Simon-Wren Lewis Is Puzzled by Economists and Monetary Policymakers Calling for More Contractionary Monetary and More Contractionary Fiscal Policy: Tuesday Focus: January 28, 2014
He is puzzled. And so am I…
Simon Wren-Lewis: Mainly Macro: Bullard on the ‘Death of a Theory’:
James Bullard, President of the St. Louis Fed… kindly sent me his article (pdf) entitled ‘Death of a Theory’… the theory he is referring to is the idea of fiscal stimulus at the Zero Lower Bound (ZLB)…. I… think the article reflects the views of many economists. For these reasons, I thought it would be useful to say why I disagree…. Bullard gives three reasons why “Fiscal policy should return to being set for the medium and longer run.” They are that:
- Actual political systems are ill-suited to implement the advice from the theory.
- Monetary stabilization policy has been quite effective [at the ZLB], making fiscal experiments redundant.
- Governments pushed distortionary taxes into the future, which in the theory reduces or eliminates the desired effects.
Let me take each in reverse order….
I have argued that we should focus on what I call a ‘pure’ countercyclical increase in government spending, where the additional current spending today is financed by reduced spending (not higher taxes) in the future…. So criticism (iii) is specific to one particular form of countercyclical fiscal policy [but not to my proposal.
Point (ii) is generic. However we need to be careful about what is being claimed here. Does ‘quite effective’ mean has some effect, or does it mean as effective as conventional policy? I agree with the former, but not the latter. Nor do I think Bullard tries to claim the latter. Yet the latter is what you need if you want to assert that fiscal policy is unnecessary, because fiscal policy is unnecessary only when it is dominated by monetary action. By “dominated” I mean that monetary policy can do everything that fiscal policy can do, but with more certainty and at less cost. I know of no reason why this should be true for unconventional monetary policy…. But we do not need to get into theory here. We just need to look at what has happened since 2008, and what is still happening in the Eurozone. There are three possible explanations for the deep and prolonged recession:
- Monetary policymakers have been particularly inept.
- Monetary policy makers have succeeded in finding the optimal combination of inflation and output, so the recession was just an unfortunate consequence of an inflationary shock.
- The ZLB has created limitations to what monetary policymakers can do.
I do not agree with (1). I suspect the only people who believe (2) are central bankers.
I find the first of Bullard’s criticisms the most perplexing…. What we are talking about today is a very large and prolonged recession. The fiscal actions that are required are not fine-tuning…. Now perhaps ‘ill-suited’ is code for ‘many politicians dislike this policy’. But if it is, then you do not talk about the ‘death of a theory’, but instead you discuss the political problems of implementing a theory….

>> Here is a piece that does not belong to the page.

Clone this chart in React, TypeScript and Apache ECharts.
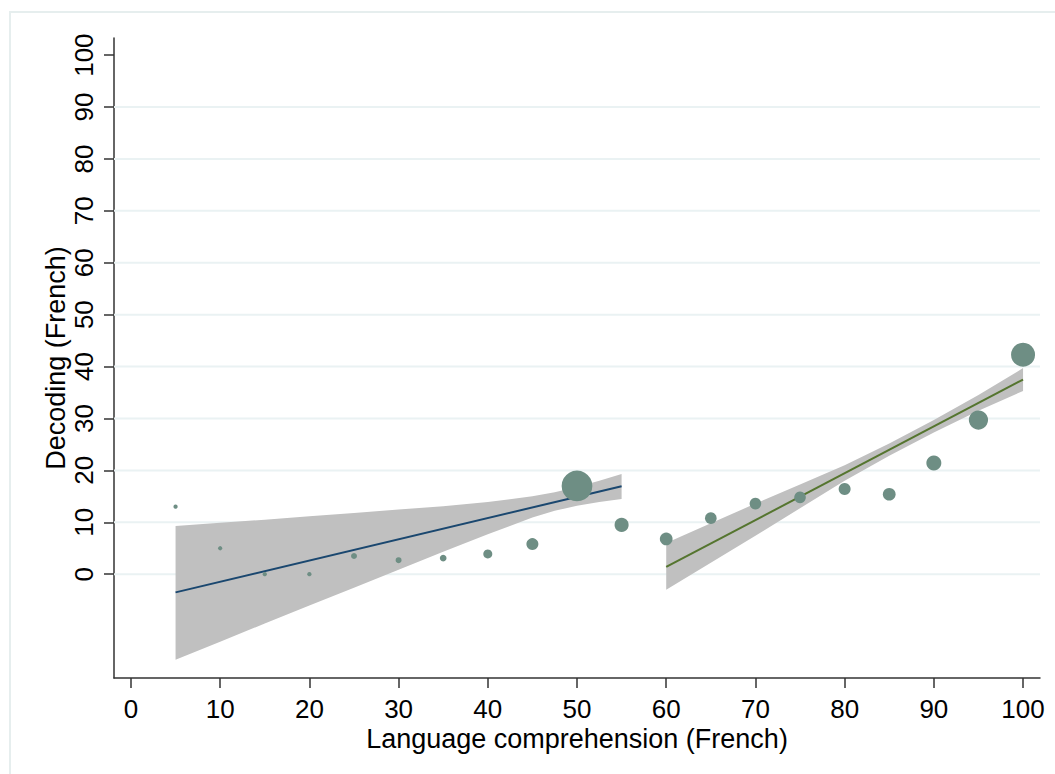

We have had cuts in government spending in varying degrees across countries, and where the cuts have been largest, the recession has been more severe. That is the ‘dying theory’ working, and politicians for whatever reason choosing to go against it. What worries me about the ‘monetary policy is still all you need’ line is that (to put it most politely) it encourages these misguided policy actions. That is not good for most people in the economy, but it also does monetary policymakers no good either, because they promise too much.
I find this particularly puzzling given that Bullard is not saying that (a) fiscal policy should be carried out on “classical” terms and (b) central banks need to do more to restore nominal GDP to something closer to its pre-2008 growth path. Instead, he seems to be saying that we need (a) more contractionary fiscal policy, as well as (b) more contractionary monetary policy to guard against risks–vague risks–of central-bank overextension.
I can understand advocates of more aggressive and expansionary monetary policy saying that it is time for governments to step back from expansionary fiscal policy–I disagree with them, but I can understand them. But I find that I am not understanding James Bullard.